Levinson did a good job of piecing together Harry’s story from those who knew him personally, but in some cases his knowledge of jazz history is way off. For example, he says that in 1937, when Johnny Hodges recorded Harry’s swing instrumental, “Peckin’,” lyrics were added and the title was changed to “Foolin’ Myself.” Actually, “Foolin’ Myself,” a tune that Billie Holiday also recorded, has nothing to do with “Peckin'” except that both were recorded at the same session. Indeed, Hodges’ “Peckin'” was initially rejected and did not surface on record until the late 1970s, when it appeared on a bootleg LP. Elsewhere, Levinson says that Lionel Hampton’s first recording on vibes was Louis Armstrong’s 1931 “Shine,” but the discographies, as well as Louis’ and Hamp’s own accounts, tell us that it was “Memories of You,” which was recorded five months earlier. Perhaps these gaffes are not too important in themselves, but they do cast doubt on the credibility of some of Levinson’s other remarks.

In the course of reading, you may discover things you probably never knew about Harry’s relationship with his most illustrious stars-Frank Sinatra and Buddy Rich-among many other sidemen, singers, and show biz buddies. For example, the late Helen Forrest, who had sung with Artie Shaw and Goodman before joining James, tells of her unrequited love for the very much still married bandleader, who continually romanced his “chirp,” all the while putting off her dreams of marriage on the grounds that his father objected to her being Jewish! Harry was also seeing Betty during this time, and when she got pregnant the busy trumpet player was forced to ask Louise for a divorce. This being 1943, if a hot film property and WWII dream girl like Grable were involved in a sex scandal, it would have wrecked her career, and Harry’s as well. Too much was at stake. Louise was high-pressured into a quickie Mexican divorce by Harry’s lawyer, thus freeing her errant husband to marry Betty and save the day for Hollywood.

Like other pre-rock superstars, such as Sinatra and Rich, whose most supportive fans in the ’50s and ’60s were either big Vegas spenders or their middle-class wannabes, Harry was having the ball of his life. Ever the kid and thinking that the gravy train would never stop, he never even thought of saving or investing his money. It was only a matter of time, then, before his losses put him into serious debt to the mob. In a short time, he was virtually an indentured servant, his expensive ongoing payroll for his band and staff, his unpaid back taxes, and his continuing jones for the bottle and the tables eventually reducing him to financial ruin.

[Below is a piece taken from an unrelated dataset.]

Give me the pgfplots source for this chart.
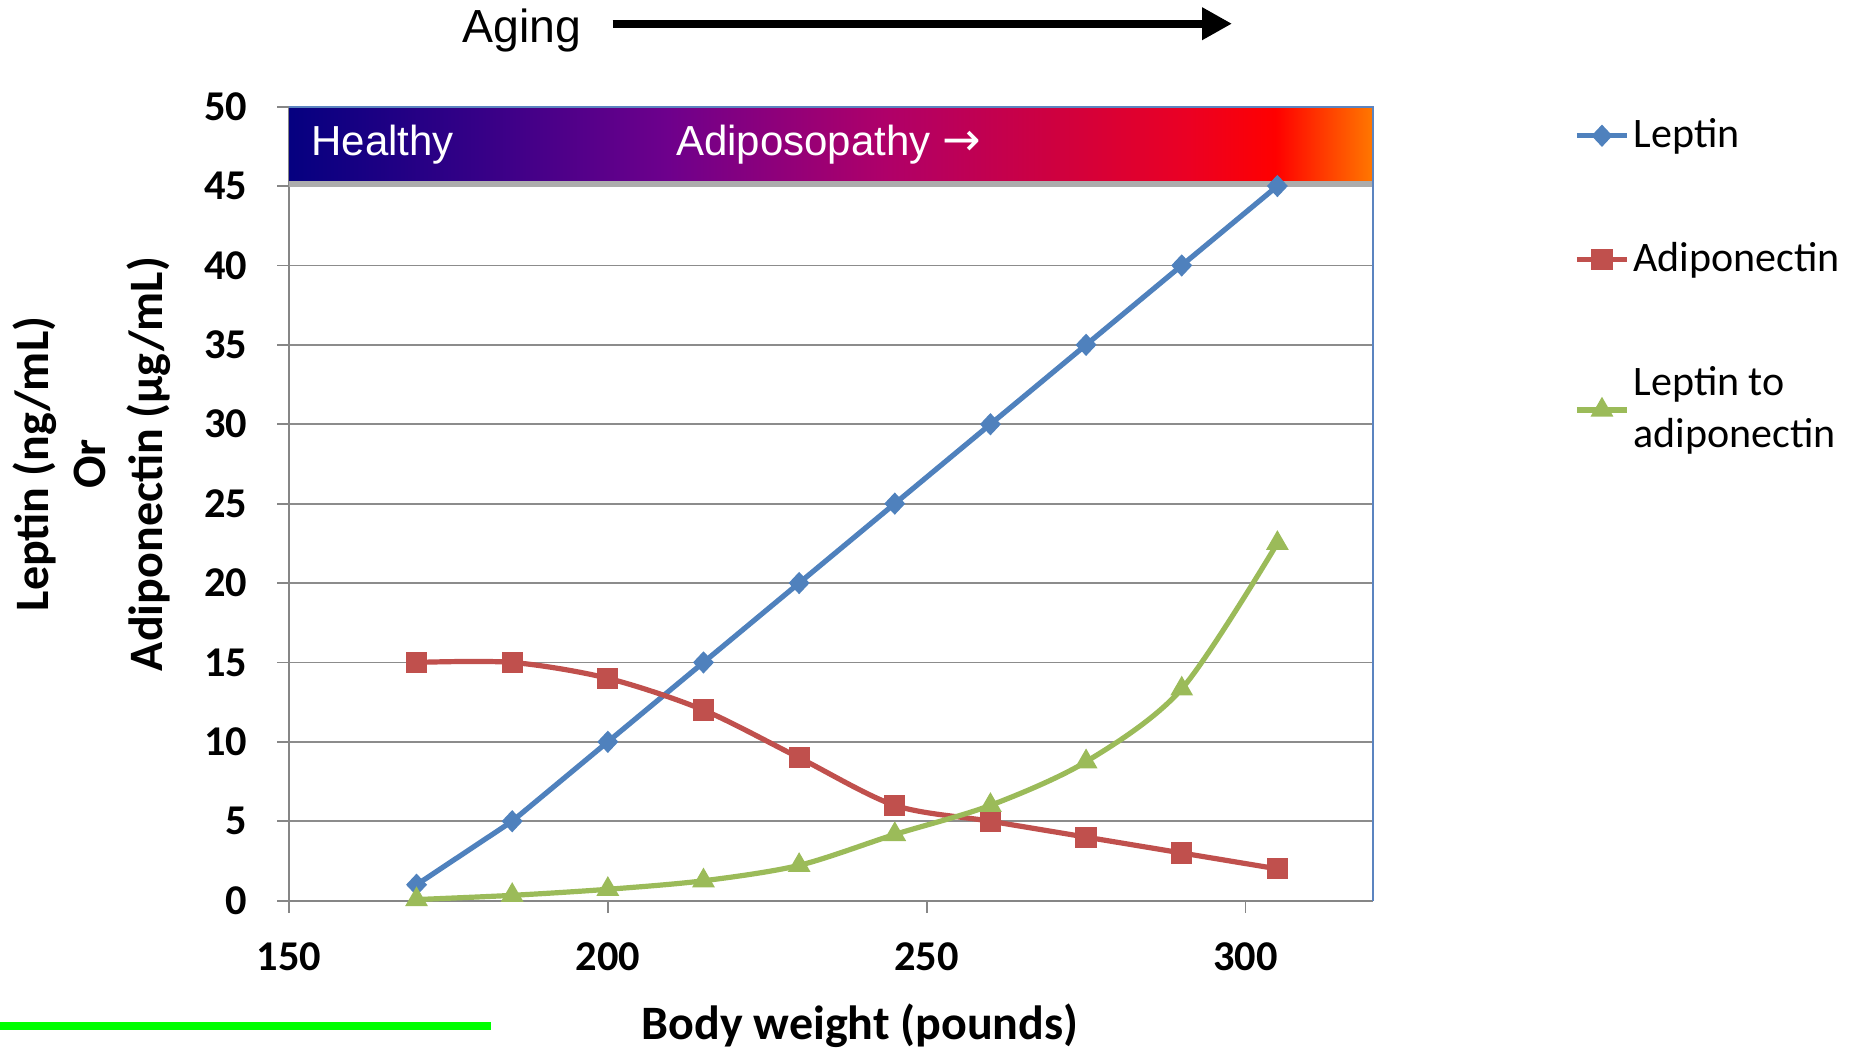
\documentclass[border=0pt]{standalone}
\usepackage{pgfplots}
\pgfplotsset{compat=1.18}
\usepackage{fontspec}
\setmainfont{Carlito}
\newfontfamily\arialf{Liberation Sans}
\newfontfamily\dejavu{DejaVu Sans}
\usetikzlibrary{arrows.meta}

\definecolor{lepblue}{HTML}{4F81BD}
\definecolor{adred}{HTML}{C0504D}
\definecolor{ratgreen}{HTML}{9BBB59}
\definecolor{axgray}{HTML}{868686}
\definecolor{gridgray}{HTML}{8C8C8C}
\definecolor{rightblue}{HTML}{5B84C0}
\definecolor{bn0}{RGB}{5,0,128}
\definecolor{bn1}{RGB}{55,0,135}
\definecolor{bn2}{RGB}{110,0,140}
\definecolor{bn3}{RGB}{175,0,105}
\definecolor{bn4}{RGB}{205,0,65}
\definecolor{bn5}{RGB}{235,0,35}
\definecolor{bn6}{RGB}{255,0,0}
\definecolor{bn7}{RGB}{255,60,0}
\definecolor{bn8}{RGB}{255,120,0}
\pgfdeclarehorizontalshading{banner}{100bp}{color(0bp)=(bn0); color(25bp)=(bn0); color(34bp)=(bn1); color(42.5bp)=(bn2); color(52.5bp)=(bn3); color(60bp)=(bn4); color(66.5bp)=(bn5); color(70.5bp)=(bn6); color(72.75bp)=(bn7); color(75bp)=(bn8); color(100bp)=(bn8)}

\begin{document}
\begin{tikzpicture}
\path[use as bounding box] (0,0) rectangle (464.5pt,-262.5pt);
\begin{scope}[x=0.25pt,y=-0.25pt]
  \node[anchor=west, inner sep=0pt, font=\arialf\fontsize{11.6}{13}\selectfont] at (462,30) {Aging};
  \draw[line width=2.1pt, -{Triangle[length=7.5pt,width=7.7pt]}] (612.6,23.7) -- (1232,23.7);
  \fill[green] (0,1021.8) rectangle (490.6,1030.2);
  \node[inner sep=0pt, font=\bfseries\fontsize{12}{14}\selectfont] at (860,1026) {Body weight (pounds)};
  \node[inner sep=0pt, rotate=90, align=center, font=\bfseries\fontsize{12}{14.25}\selectfont] at (92,464) {Leptin (ng/mL)\\Or\\Adiponectin (µg/mL)};
\end{scope}
\begin{axis}[
  at={(72.25pt,-225.15pt)}, anchor=south west,
  scale only axis, width=271pt, height=198.5pt,
  xmin=150, xmax=320, ymin=0, ymax=50,
  xtick={150,200,250,300}, ytick={0,5,...,50},
  axis x line*=bottom, axis y line*=left,
  axis line style={draw=axgray, line width=0.45pt},
  tick align=outside, major tick length=3pt,
  tick style={draw=axgray, line width=0.45pt},
  ymajorgrids, grid style={draw=gridgray, line width=0.45pt},
  ticklabel style={font=\bfseries\fontsize{10.6}{12}\selectfont, inner sep=0pt},
  /pgf/number format/assume math mode=true,
  xticklabel style={anchor=north, yshift=-7.3pt},
  yticklabel style={anchor=east, xshift=-7.3pt},
  clip=false,
  legend cell align=left,
  legend style={draw=none, fill=none, inner sep=0pt, at={(axis description cs:1.1850,0.9864)}, anchor=north west,
    font=\fontsize{10.5}{13.2}\selectfont, row sep=22.2pt, column sep=1pt, nodes={inner sep=0pt}, cells={align=left}},
  legend image code/.code={\draw[mark repeat=2,mark phase=2,#1] plot coordinates {(0pt,0pt) (6.25pt,0pt) (12.5pt,0pt)};},
]
\addplot[color=lepblue, line width=1.3pt, mark=diamond*, mark size=2.5pt, mark options={solid, fill=lepblue, line width=0.4pt, xscale=1.25}] coordinates {
 (170,1) (185,5) (200,10) (215,15) (230,20) (245,25) (260,30) (275,35) (290,40) (305,45)};
\addlegendentry{Leptin}
\addplot[color=adred, line width=1.3pt, smooth, mark=square*, mark size=2.45pt, mark options={solid, fill=adred, line width=0.4pt}] coordinates {
 (170,15) (185,15) (200,14) (215,12) (230,9) (245,6) (260,5) (275,4) (290,3) (305,2)};
\addlegendentry{Adiponectin}
\addplot[color=ratgreen, line width=1.3pt, smooth, mark=triangle*, mark size=2.9pt, mark options={solid, fill=ratgreen, line width=0.4pt}] coordinates {
 (170,0.067) (185,0.333) (200,0.714) (215,1.25) (230,2.222) (245,4.167) (260,6) (275,8.75) (290,13.333) (305,22.5)};
\addlegendentry{Leptin to\\adiponectin}
\fill[gray!65] (axis cs:150,44.95) rectangle (axis cs:320,45.35);
\shade[shading=banner] (axis cs:150,45.35) rectangle (axis cs:320,50);
\draw[rightblue, line width=0.45pt] (axis cs:150,50) -- (axis cs:320,50) -- (axis cs:320,0);
\node[anchor=west, inner sep=0pt, text=white, font=\arialf\fontsize{10.5}{12}\selectfont] at (axis cs:153.4,47.6) {Healthy};
\node[anchor=west, inner sep=0pt, text=white, font=\arialf\fontsize{10.5}{12}\selectfont] at (axis cs:210.6,47.6) {Adiposopathy {\dejavu\fontsize{11.5}{12}\selectfont →}};
\end{axis}
\end{tikzpicture}
\end{document}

In his prime, a period that lasted far longer for him than it did for most trumpeters, Harry James was the living definition of a celebrity virtuoso, a modern-day Paganini or Liszt. He could swing with great flamboyance and heat, he could play the blues with sincerity, and he could endow ballads with “schmaltzy” romanticism. But, perhaps most importantly, in his latter years he could finally turn his band around to reflect his longstanding love for the Basie sound, which he demonstrated not only in his choice of arrangements by Neal Hefti and the late Ernie Wilkins, but also in his own adaptations of the styles of Buck Clayton and Harry Edison. James was certainly no musical innovator in the sense of a Louis, Roy, or Dizzy, but he was unquestionably the most technically well-endowed, versatile, and influential trumpeter of his time. It’s just a shame that he never grew up.